O projeto de acórdão do Supremo Tribunal (ST) dos EUA — habilmente tornado público através de uma fuga de informação —, no qual se defende a alteração da jurisprudência do acórdão do caso Roe v. Wade (1973), impedindo regulações estaduais restritivas da prática do aborto, veio relançar o debate sobre a legalização do aborto.

As várias iniciativas de protesto, algumas com contornos de violência, dirigidos aos movimentos pró-vida e inclusive a alguns juízes do ST dos EUA, são sinais de coação, de uma intolerância inaceitáveis em democracia e num Estado de Direito. Nos tempos atuais, é muito difícil discutir este tema e contrariar o politicamente correto.

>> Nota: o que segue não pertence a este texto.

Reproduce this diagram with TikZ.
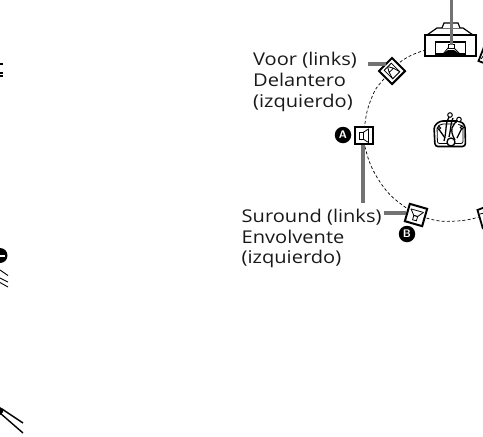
\documentclass[tikz,border=0pt]{standalone}
\usepackage{fontspec}
\setmainfont[FakeStretch=1.14]{Open Sans}
\tikzset{
  lab/.style={anchor=base west,inner sep=0pt,font=\fontsize{17.6}{20}\selectfont,text=black!90},
  lead/.style={draw=black!55,line width=3.2pt},
  spk/.style={draw=black,line width=2pt,fill=white},
  thin/.style={draw=black,line width=0.8pt},
  badge/.style={circle,fill=black,text=white,minimum size=16.5pt,inner sep=0pt,font=\sffamily\bfseries\fontsize{11}{11}\selectfont},
  ring/.style={draw=black,line width=0.7pt,dash pattern=on 3pt off 2.2pt}
}
\begin{document}
\begin{tikzpicture}[x=1pt,y=-1pt]
\useasboundingbox (0,0) rectangle (483,437);
\clip (0,0) rectangle (483,437);
\draw[ring] plot[smooth,tension=0.8] coordinates {(426,50) (403,60) (383,80) (372,97) (365,123) (365,147) (380,182) (405,207) (430,219) (457,221) (479,217)};
% centre speaker
\draw[line width=1.2pt,fill=white] (427,35) -- (437,28) -- (463,28) -- (473,35) -- cycle;
\draw[line width=1.2pt,fill=white] (442,28) -- (444,23) -- (458,23) -- (460,28);
\node[draw=black,line width=1.2pt,fill=white,minimum width=51pt,minimum height=21pt,inner sep=0pt] (cbox) at (450.5,45.5) {};
\node[draw=black,line width=1.9pt,minimum width=30pt,minimum height=12pt,inner sep=0pt] (cin) at (450.5,48) {};
\draw[thin] (443,54) -- (448,48) -- (454,48) -- (460,54);
\fill[black] (443,54) -- (448,50) -- (454,50) -- (460,54) -- cycle;
\draw[thin,fill=white] (448.5,44) rectangle (454.5,48);
\coordinate (ctop) at (451.5,0);
\draw[lead] (ctop) -- (451.5,45);
% front left
\node[spk,minimum size=18.5pt,inner sep=0pt,rotate=-45] (fl) at (392,71) {};
\begin{scope}[shift={(392,71)},rotate=-45]
\draw[thin] (-6,-5) -- (6,-5) -- (6,5) -- (-6,5) -- cycle;
\draw[thin] (-5.5,-0.5) -- (-1,-3) -- (-1,3) -- (-5.5,0.5);
\draw[thin] (-1,-3) -- (6,-5);
\draw[thin] (-1,3) -- (6,5);
\end{scope}
\coordinate (flend) at (368,64);
\draw[lead] (flend) -- (386,64);
\node[lab] (t1) at (253,65) {Voor (links)};
\node[lab] (t2) at (253,86) {Delantero};
\node[lab] (t3) at (253,107) {(izquierdo)};
% left speaker A
\node[spk,minimum width=18pt,minimum height=17.5pt,inner sep=0pt] (sa) at (364,135.5) {};
\draw[thin] (359,132.5) rectangle (363,139);
\draw[thin] (363,132.5) -- (368.5,129) -- (368.5,142.5) -- (363,139);
\node[badge] (a) at (343,135) {A};
\draw[lead] (363,145) -- (363,203);
% surround left
\node[spk,minimum size=18pt,inner sep=0pt,rotate=-16] (sl) at (416,215) {};
\begin{scope}[shift={(416,215)},rotate=-16]
\draw[thin] (-6.5,-4.5) -- (6.5,-4.5);
\draw[thin] (-6.5,-4.5) -- (-2,1) -- (2,1) -- (6.5,-4.5);
\draw[thin] (-2,1) rectangle (2,5.5);
\end{scope}
\coordinate (slend) at (384,213);
\draw[lead] (slend) -- (406,213);
\node[badge] (b) at (407,234) {B};
\node[lab] (t4) at (241.5,222) {Suround (links)};
\node[lab] (t5) at (241.5,243) {Envolvente};
\node[lab] (t6) at (241.5,263) {(izquierdo)};
% right speakers (cut by the edge)
\draw[spk,line width=1.8pt] (484,47) -- (478.5,61) -- (492,66);
\draw[thin] (481,59) -- (484,55);
\draw[spk,line width=1.8pt] (484,207.5) -- (477.5,210) -- (483,229);
\draw[thin] (480,214) -- (484,213);
% listener
\draw[line width=1.6pt,rounded corners=3pt,fill=white] (434,126) -- (440,121) -- (460,121) -- (465,125) -- (465.5,146.5) -- (435,146.5) -- cycle;
\draw[thin,rounded corners=2pt] (437,127) -- (441,124) -- (459,124) -- (463,127) -- (463,143.5) -- (437.5,143.5) -- cycle;
\draw[line width=1.3pt] (449,117) .. controls (445,123) and (447,130) .. (444,141);
\draw[line width=1.3pt] (453,118) .. controls (450,125) and (451,130) .. (449,137);
\draw[line width=1.3pt,fill=white] (459,120) .. controls (452,124) and (449,130) .. (455,140);
\draw[line width=1.3pt] (438,128) -- (445,138);
\draw[line width=1.3pt] (462,128) -- (457,138);
\draw[line width=1pt,fill=white] (450,115) circle (2.3);
\draw[line width=1pt,fill=white] (459,119.5) circle (2.3);
\draw[line width=1pt,fill=white] (439,128) circle (1.7);
\draw[line width=1pt,fill=white] (462,127.5) circle (1.7);
\draw[line width=1.3pt,fill=white] (451,142) circle (4);
% left edge fragments
\fill[black] (0,63) rectangle (3,65);
\fill[black] (0,71.5) rectangle (3,73.5);
\fill[black] (0,75) rectangle (3,76.5);
\fill[black] (0,255.5) circle (7.5);
\fill[white] (0,254.5) rectangle (4.5,256.5);
\draw[line width=0.9pt] (0,270) -- (8,275.5);
\draw[line width=0.9pt] (0,278) -- (8,282);
\draw[line width=0.9pt] (0,282.5) -- (8,287);
\draw[line width=1.4pt] (2,409) -- (23,423);
\draw[line width=1.4pt] (0,413) -- (23,433);
\fill[black] (0,407) -- (3,409) -- (3,412) -- (0,415) -- cycle;
\end{tikzpicture}
\end{document}
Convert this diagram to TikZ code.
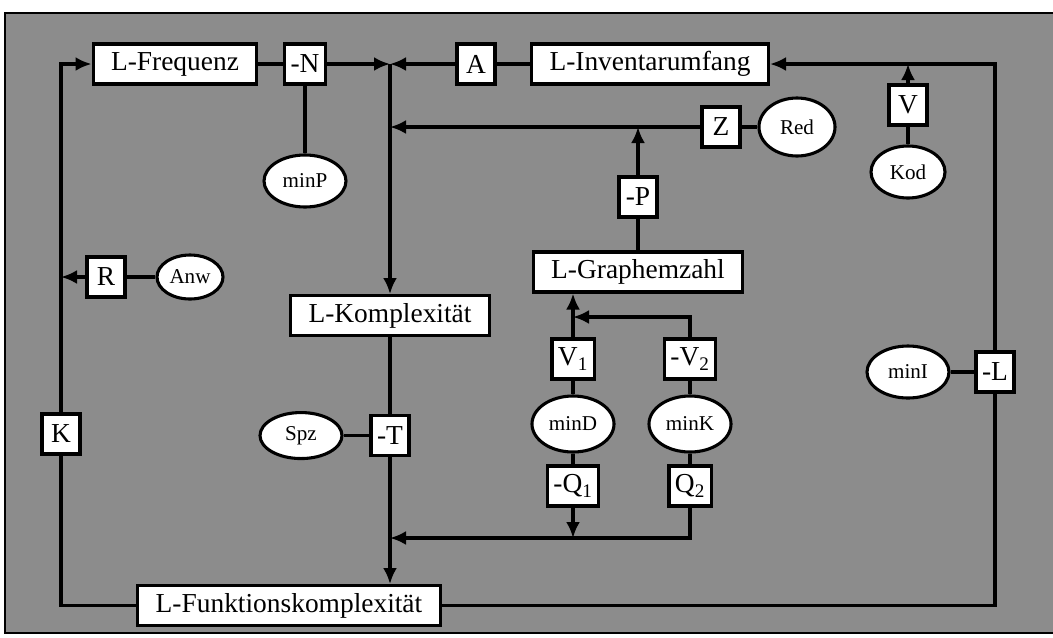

Comecemos pela utilização do eufemismo. Muitas pessoas não se dão conta de que a linguagem pode ser corrompida para dar um aspeto positivo a um conceito ou comportamento eticamente condenável. O uso do termo “interrupção da gravidez” transmite a ideia de que se poderia retomar o seu curso a qualquer momento, mas isso não é possível. Trata-se de uma decisão irreversível; não é uma suspensão, mas um fim. Mas, hoje em dia, a sociedade está cheia de eufemismos: “interrupção voluntária da gravidez» (em vez de aborto), “autodeterminação de género” (em vez de disforia de género), “morte assistida” (em vez de eutanásia), etc.

O principal argumento usado pelos defensores da legalização do aborto é a escolha da mulher (curiosamente nunca se fala da escolha do homem, pois também há um pai); ou seja, a liberdade. A utilização da palavra “liberdade” é uma espécie de salvo-conduto para se fazer tudo o que se quer, oferecendo suporte legislativo a uma autêntica avalanche niilista que se observa atualmente no mundo ocidental, com o beneplácito dos partidos políticos (provavelmente, no nosso país, a próxima iniciativa legislativa será a legalização da eutanásia).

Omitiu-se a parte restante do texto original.